DEBORAH JACKSON TAFFA WAS A TEENAGE REBEL. During high school in Farmington, she embraced her Indigenous identity, which set her apart in an era that emphasized a certain kind of kitschy conformity. “It was the late 1980s,” she says. “The Reagan era. The Material Girl era. It was cool to be a Young Republican. To be an artist was the only honest thing I could figure out to do.”

Taffa’s Whiskey Tender (Harper), a memoir about growing up as a citizen of the Quechan (Yuma) Nation and Laguna Pueblo, debuted in February and earned a mention in the New York Times as an anticipated release. National Book Award winners Colum McCann and Tommy Orange both praised it.

Although she’s excited for the accolades, Taffa is much more invested in the creative process. She worked on Whiskey Tender for more than 20 years, even as mentors, colleagues, and award committees insisted it was time to sell the book. “It’s easy to get caught up in and be shaped by the publishing world,” she says. “Writing alone at my desk has always been more important than making my memoir generate an income.”

Now in her 50s, Taffa directs the MFA program in creative writing at the Institute of American Indian Arts (IAIA), in Santa Fe, and has a lengthy list of published essays and articles. In Whiskey Tender, she links her family history and personal journey to the larger issues of colonialism and Indigenous identity. The memoir features a nuanced account of how racism, concepts like blood quantum, and the American edict to rise above her circumstances played out in her family and the communities where she lived.

Deborah Jackson Taffa hopes her work can help her students and others continue the momentum of Natives writing across literary genres.

Taffa’s father moved the family from the Yuma reservation in California to Farmington, where he got a job at the Four Corners Power Plant, the same year three teens murdered three Navajo elders.

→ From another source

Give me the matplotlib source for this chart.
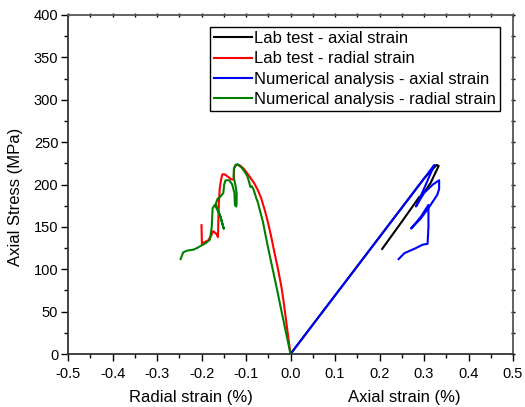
import numpy as np
import matplotlib
matplotlib.use("Agg")
import matplotlib.pyplot as plt
from matplotlib.ticker import MultipleLocator, FormatStrFormatter

plt.rcParams['font.family'] = ['Liberation Sans', 'DejaVu Sans']

# lab test - axial strain (%), stress (MPa)
lab_ax_x = [0, 0.10, 0.20, 0.30, 0.328, 0.333, 0.315, 0.297, 0.289, 0.250, 0.206]
lab_ax_y = [0, 69, 138, 207, 223, 222, 202, 188, 185, 156, 124]

# lab test - radial strain
lab_rad_x = [-0.200, -0.199, -0.197, -0.185, -0.178, -0.174, -0.167, -0.163, -0.162,
             -0.161, -0.159, -0.156, -0.153, -0.148, -0.140, -0.133, -0.127, -0.127,
             -0.122, -0.115, -0.110, -0.104, -0.097, -0.090, -0.081, -0.073, -0.066,
             -0.058, -0.051, -0.044, -0.037, -0.028, -0.020, -0.015, -0.010, -0.005, 0.0]
lab_rad_y = [152, 129, 131, 134, 140, 145, 142, 138, 160,
             178, 195, 206, 212, 212, 209, 206, 206, 219,
             223, 223, 221, 218, 213, 208, 201, 193, 184,
             170, 156, 140, 122, 100, 78, 60, 40, 20, 0]

# numerical analysis - axial strain
num_ax_x = [0, 0.10, 0.20, 0.30, 0.323, 0.300, 0.282, 0.300, 0.320, 0.334, 0.334,
            0.330, 0.315, 0.293, 0.271, 0.293, 0.310, 0.310, 0.308, 0.297, 0.282,
            0.256, 0.243]
num_ax_y = [0, 69, 138, 207, 223, 195, 174, 190, 200, 205, 195,
            188, 176, 160, 148, 162, 176, 150, 130, 129, 125,
            119, 112]

# numerical analysis - radial strain
num_rad_x = [0, -0.008, -0.016, -0.024, -0.031, -0.040, -0.049, -0.056, -0.062,
             -0.069, -0.074, -0.077, -0.083, -0.087, -0.090, -0.093, -0.097, -0.103,
             -0.110, -0.115, -0.119, -0.124, -0.127, -0.128, -0.124, -0.121, -0.121,
             -0.122, -0.125, -0.126, -0.131, -0.138, -0.146, -0.149, -0.151, -0.157,
             -0.164, -0.168, -0.158, -0.150, -0.158, -0.170, -0.175, -0.177, -0.181,
             -0.190, -0.197, -0.210, -0.219, -0.232, -0.241, -0.247]
num_rad_y = [0, 20, 40, 60, 78, 100, 122, 140, 156,
             170, 180, 184, 194, 198, 197, 203, 210, 215,
             220, 222, 224, 223, 219, 209, 200, 190, 178,
             174, 176, 190, 200, 205, 205, 200, 190, 186,
             183, 177, 163, 148, 163, 176, 172, 150, 135,
             131, 129, 125, 123, 122, 120, 112]

fig = plt.figure(figsize=(5.25, 4.07), dpi=100)
ax = fig.add_axes([68/525, 1-354/407, (513-68)/525, (354-15)/407])

lw = 1.5
ax.plot(lab_ax_x, lab_ax_y, color='black', lw=lw, label='Lab test - axial strain')
ax.plot(lab_rad_x, lab_rad_y, color='#ff0000', lw=lw, label='Lab test - radial strain')
ax.plot(num_ax_x, num_ax_y, color='#0000ff', lw=lw, label='Numerical analysis - axial strain')
ax.plot(num_rad_x, num_rad_y, color='#008000', lw=lw, label='Numerical analysis - radial strain')

ax.set_xlim(-0.5, 0.5)
ax.set_ylim(0, 400)
ax.xaxis.set_major_locator(MultipleLocator(0.1))
ax.xaxis.set_minor_locator(MultipleLocator(0.05))
ax.xaxis.set_major_formatter(FormatStrFormatter('%.1f'))
ax.yaxis.set_major_locator(MultipleLocator(50))
ax.yaxis.set_minor_locator(MultipleLocator(25))

for s in ax.spines.values():
    s.set_linewidth(1.3)
    s.set_color('#333333')
ax.spines['top'].set_color('#555555')
ax.spines['right'].set_color('#555555')

ax.tick_params(which='major', direction='out', length=5, width=1, labelsize=10.5, pad=2)
ax.tick_params(axis='x', which='major', pad=4)
ax.tick_params(which='minor', direction='out', length=3, width=1)

# small ticks on top and right
top = ax.secondary_xaxis('top')
top.xaxis.set_major_locator(MultipleLocator(0.05))
top.tick_params(direction='inout', length=3, width=1, labeltop=False)
top.spines['top'].set_visible(False)
right = ax.secondary_yaxis('right')
right.yaxis.set_major_locator(MultipleLocator(25))
right.tick_params(direction='inout', length=3, width=1, labelright=False)
right.spines['right'].set_visible(False)

ax.text(-0.119, 0.463, 'Axial Stress (MPa)', transform=ax.transAxes, rotation=90,
        ha='center', va='center', fontsize=12)
trans = ax.get_xaxis_transform()
ax.text(-0.223, -0.127, 'Radial strain (%)', transform=trans, ha='center', va='center', fontsize=12)
ax.text(0.256, -0.127, 'Axial strain (%)', transform=trans, ha='center', va='center', fontsize=12)

leg = ax.legend(loc='upper right', bbox_to_anchor=(0.971, 0.965), fontsize=12,
                frameon=True, fancybox=False, edgecolor='black', framealpha=1,
                handlelength=2.25, handletextpad=0.15, labelspacing=0.32,
                borderpad=0.25, borderaxespad=0)
leg.get_frame().set_linewidth(1)

fig.savefig('out.png', dpi=100)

Their light sentences inspired protests by Diné activists and an investigation by the U.S. Commission on Civil Rights. Indian self-determination was gaining traction nationally, but at school, Taffa heard Native American history lessons that focused on atrocities against her people and belittled her culture. “Academia can make you feel like believing in Mother Earth is primitive. The very system that’s supposed to prepare us to go to college is also snubbing us at our Indigenous core,” she says. “It’s an incredible act of rebellion to walk in two worlds successfully.”

Writing a memoir rather than fiction follows that path. While there has been a boom in Native literature over the last several years—including works by writers from the IAIA—many Native writers prefer to disguise the truth of their lives in fiction, Taffa says. “I wanted to write a book that Indigenous readers could connect to immediately and see themselves in without apology.”

Taffa hopes her work can help her students and others continue the momentum of Natives writing across literary genres. “They’re becoming influential in society, and that’s very encouraging to me,” she says. “But I still want to model a slower writing process. Everyone is in a rush to get their story out. Take your time. You only get one chance to make your debut.”